Task prompt - Return the data exactly, with all pictures removed.

Collected material -
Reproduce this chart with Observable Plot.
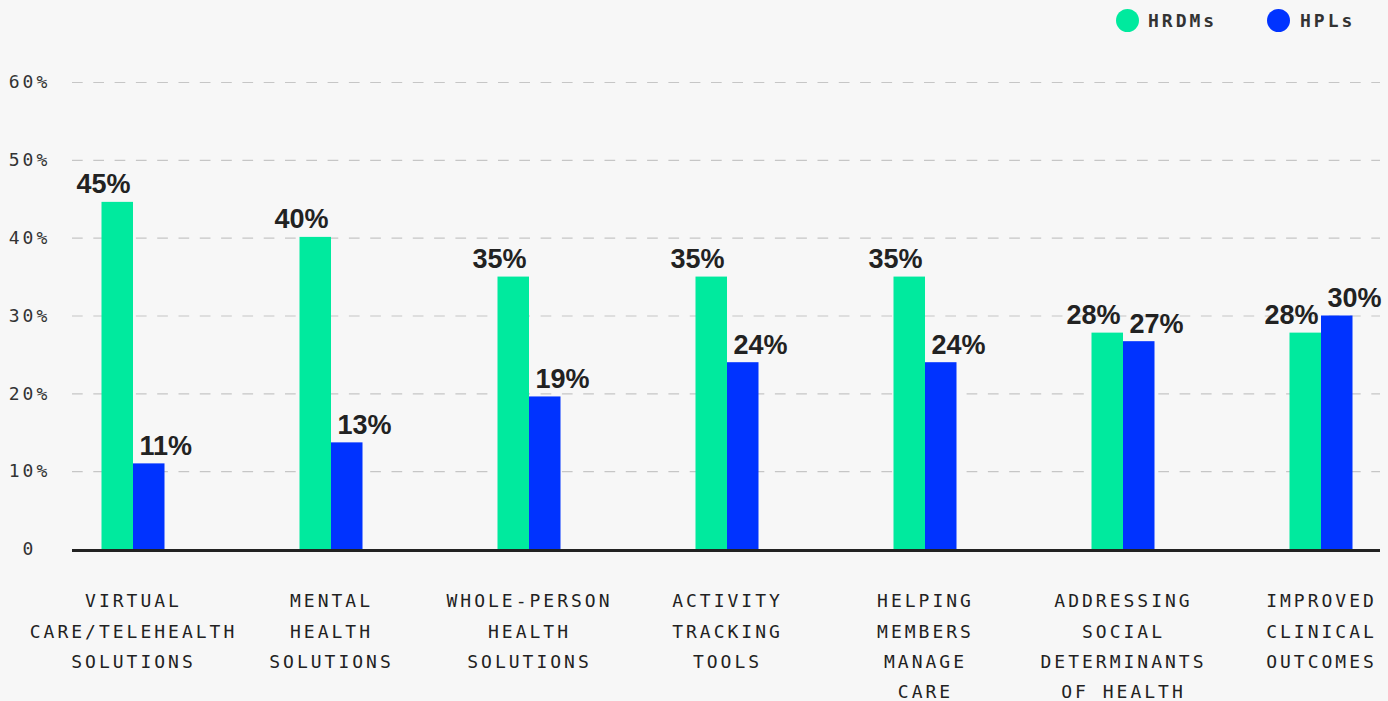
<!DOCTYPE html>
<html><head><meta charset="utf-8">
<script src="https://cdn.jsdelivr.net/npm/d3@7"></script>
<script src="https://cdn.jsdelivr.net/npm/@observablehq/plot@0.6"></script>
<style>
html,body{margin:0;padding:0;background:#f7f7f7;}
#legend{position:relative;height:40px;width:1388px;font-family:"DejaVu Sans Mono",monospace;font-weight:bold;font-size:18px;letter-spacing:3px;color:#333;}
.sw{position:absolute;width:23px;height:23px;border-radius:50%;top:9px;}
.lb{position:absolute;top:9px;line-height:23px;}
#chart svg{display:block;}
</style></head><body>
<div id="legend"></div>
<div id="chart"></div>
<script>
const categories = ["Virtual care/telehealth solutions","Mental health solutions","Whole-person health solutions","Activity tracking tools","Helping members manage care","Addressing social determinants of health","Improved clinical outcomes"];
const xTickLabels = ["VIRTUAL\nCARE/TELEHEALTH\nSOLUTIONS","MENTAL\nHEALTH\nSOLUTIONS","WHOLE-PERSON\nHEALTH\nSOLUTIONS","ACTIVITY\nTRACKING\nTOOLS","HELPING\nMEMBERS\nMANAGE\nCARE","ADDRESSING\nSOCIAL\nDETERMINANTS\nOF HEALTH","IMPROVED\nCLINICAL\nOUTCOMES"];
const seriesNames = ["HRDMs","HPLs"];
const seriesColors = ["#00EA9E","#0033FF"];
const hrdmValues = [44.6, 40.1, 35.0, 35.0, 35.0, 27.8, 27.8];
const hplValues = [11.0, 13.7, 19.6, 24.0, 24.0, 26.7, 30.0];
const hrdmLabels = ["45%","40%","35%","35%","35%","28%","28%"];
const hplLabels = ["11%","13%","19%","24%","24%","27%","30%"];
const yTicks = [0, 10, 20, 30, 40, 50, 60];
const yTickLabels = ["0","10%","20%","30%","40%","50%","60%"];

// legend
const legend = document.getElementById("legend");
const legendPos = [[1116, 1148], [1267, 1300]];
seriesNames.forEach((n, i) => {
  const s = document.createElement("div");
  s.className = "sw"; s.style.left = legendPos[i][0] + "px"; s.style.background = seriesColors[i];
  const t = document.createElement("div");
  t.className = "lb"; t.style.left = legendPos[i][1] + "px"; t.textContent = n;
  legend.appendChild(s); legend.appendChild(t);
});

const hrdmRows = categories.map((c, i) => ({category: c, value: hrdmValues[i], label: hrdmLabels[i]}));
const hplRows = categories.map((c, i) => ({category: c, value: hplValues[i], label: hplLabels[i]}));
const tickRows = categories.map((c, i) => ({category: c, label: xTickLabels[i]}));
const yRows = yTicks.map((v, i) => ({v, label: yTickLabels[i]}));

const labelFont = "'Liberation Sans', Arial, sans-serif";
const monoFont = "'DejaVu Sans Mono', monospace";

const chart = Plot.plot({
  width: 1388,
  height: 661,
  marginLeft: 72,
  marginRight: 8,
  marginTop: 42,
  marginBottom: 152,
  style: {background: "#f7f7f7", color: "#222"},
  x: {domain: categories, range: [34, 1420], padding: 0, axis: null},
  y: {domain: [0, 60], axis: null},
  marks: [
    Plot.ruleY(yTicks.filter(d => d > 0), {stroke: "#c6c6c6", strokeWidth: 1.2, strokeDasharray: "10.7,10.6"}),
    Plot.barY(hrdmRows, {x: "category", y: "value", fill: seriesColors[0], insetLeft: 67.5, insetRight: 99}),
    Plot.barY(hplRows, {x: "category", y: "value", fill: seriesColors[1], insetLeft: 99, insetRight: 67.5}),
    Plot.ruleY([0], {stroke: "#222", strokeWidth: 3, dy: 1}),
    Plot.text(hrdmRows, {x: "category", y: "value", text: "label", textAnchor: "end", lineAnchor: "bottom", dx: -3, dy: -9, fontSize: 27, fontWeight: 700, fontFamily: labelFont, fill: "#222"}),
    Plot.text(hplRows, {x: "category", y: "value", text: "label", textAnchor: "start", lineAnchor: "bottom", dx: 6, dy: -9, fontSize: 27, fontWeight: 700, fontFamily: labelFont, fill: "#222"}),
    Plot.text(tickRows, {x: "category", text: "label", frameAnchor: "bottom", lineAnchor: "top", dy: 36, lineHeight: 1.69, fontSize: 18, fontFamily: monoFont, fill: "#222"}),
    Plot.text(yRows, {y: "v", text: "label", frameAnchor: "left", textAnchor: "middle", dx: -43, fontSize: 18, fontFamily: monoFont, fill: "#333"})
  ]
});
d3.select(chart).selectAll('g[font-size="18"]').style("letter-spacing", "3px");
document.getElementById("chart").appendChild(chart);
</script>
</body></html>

Answer below -
Reproduce this chart with Observable Plot.
<!DOCTYPE html>
<html><head><meta charset="utf-8">
<script src="https://cdn.jsdelivr.net/npm/d3@7"></script>
<script src="https://cdn.jsdelivr.net/npm/@observablehq/plot@0.6"></script>
<style>
html,body{margin:0;padding:0;background:#f7f7f7;}
#legend{position:relative;height:40px;width:1388px;font-family:"DejaVu Sans Mono",monospace;font-weight:bold;font-size:18px;letter-spacing:3px;color:#333;}
.sw{position:absolute;width:23px;height:23px;border-radius:50%;top:9px;}
.lb{position:absolute;top:9px;line-height:23px;}
#chart svg{display:block;}
</style></head><body>
<div id="legend"></div>
<div id="chart"></div>
<script>
const categories = ["Virtual care/telehealth solutions","Mental health solutions","Whole-person health solutions","Activity tracking tools","Helping members manage care","Addressing social determinants of health","Improved clinical outcomes"];
const xTickLabels = ["VIRTUAL\nCARE/TELEHEALTH\nSOLUTIONS","MENTAL\nHEALTH\nSOLUTIONS","WHOLE-PERSON\nHEALTH\nSOLUTIONS","ACTIVITY\nTRACKING\nTOOLS","HELPING\nMEMBERS\nMANAGE\nCARE","ADDRESSING\nSOCIAL\nDETERMINANTS\nOF HEALTH","IMPROVED\nCLINICAL\nOUTCOMES"];
const seriesNames = ["HRDMs","HPLs"];
const seriesColors = ["#00EA9E","#0033FF"];
const hrdmValues = [44.6, 40.1, 35.0, 35.0, 35.0, 27.8, 27.8];
const hplValues = [11.0, 13.7, 19.6, 24.0, 24.0, 26.7, 30.0];
const hrdmLabels = ["45%","40%","35%","35%","35%","28%","28%"];
const hplLabels = ["11%","13%","19%","24%","24%","27%","30%"];
const yTicks = [0, 10, 20, 30, 40, 50, 60];
const yTickLabels = ["0","10%","20%","30%","40%","50%","60%"];

// legend
const legend = document.getElementById("legend");
const legendPos = [[1116, 1148], [1267, 1300]];
seriesNames.forEach((n, i) => {
  const s = document.createElement("div");
  s.className = "sw"; s.style.left = legendPos[i][0] + "px"; s.style.background = seriesColors[i];
  const t = document.createElement("div");
  t.className = "lb"; t.style.left = legendPos[i][1] + "px"; t.textContent = n;
  legend.appendChild(s); legend.appendChild(t);
});

const hrdmRows = categories.map((c, i) => ({category: c, value: hrdmValues[i], label: hrdmLabels[i]}));
const hplRows = categories.map((c, i) => ({category: c, value: hplValues[i], label: hplLabels[i]}));
const tickRows = categories.map((c, i) => ({category: c, label: xTickLabels[i]}));
const yRows = yTicks.map((v, i) => ({v, label: yTickLabels[i]}));

const labelFont = "'Liberation Sans', Arial, sans-serif";
const monoFont = "'DejaVu Sans Mono', monospace";

const chart = Plot.plot({
  width: 1388,
  height: 661,
  marginLeft: 72,
  marginRight: 8,
  marginTop: 42,
  marginBottom: 152,
  style: {background: "#f7f7f7", color: "#222"},
  x: {domain: categories, range: [34, 1420], padding: 0, axis: null},
  y: {domain: [0, 60], axis: null},
  marks: [
    Plot.ruleY(yTicks.filter(d => d > 0), {stroke: "#c6c6c6", strokeWidth: 1.2, strokeDasharray: "10.7,10.6"}),
    Plot.barY(hrdmRows, {x: "category", y: "value", fill: seriesColors[0], insetLeft: 67.5, insetRight: 99}),
    Plot.barY(hplRows, {x: "category", y: "value", fill: seriesColors[1], insetLeft: 99, insetRight: 67.5}),
    Plot.ruleY([0], {stroke: "#222", strokeWidth: 3, dy: 1}),
    Plot.text(hrdmRows, {x: "category", y: "value", text: "label", textAnchor: "end", lineAnchor: "bottom", dx: -3, dy: -9, fontSize: 27, fontWeight: 700, fontFamily: labelFont, fill: "#222"}),
    Plot.text(hplRows, {x: "category", y: "value", text: "label", textAnchor: "start", lineAnchor: "bottom", dx: 6, dy: -9, fontSize: 27, fontWeight: 700, fontFamily: labelFont, fill: "#222"}),
    Plot.text(tickRows, {x: "category", text: "label", frameAnchor: "bottom", lineAnchor: "top", dy: 36, lineHeight: 1.69, fontSize: 18, fontFamily: monoFont, fill: "#222"}),
    Plot.text(yRows, {y: "v", text: "label", frameAnchor: "left", textAnchor: "middle", dx: -43, fontSize: 18, fontFamily: monoFont, fill: "#333"})
  ]
});
d3.select(chart).selectAll('g[font-size="18"]').style("letter-spacing", "3px");
document.getElementById("chart").appendChild(chart);
</script>
</body></html>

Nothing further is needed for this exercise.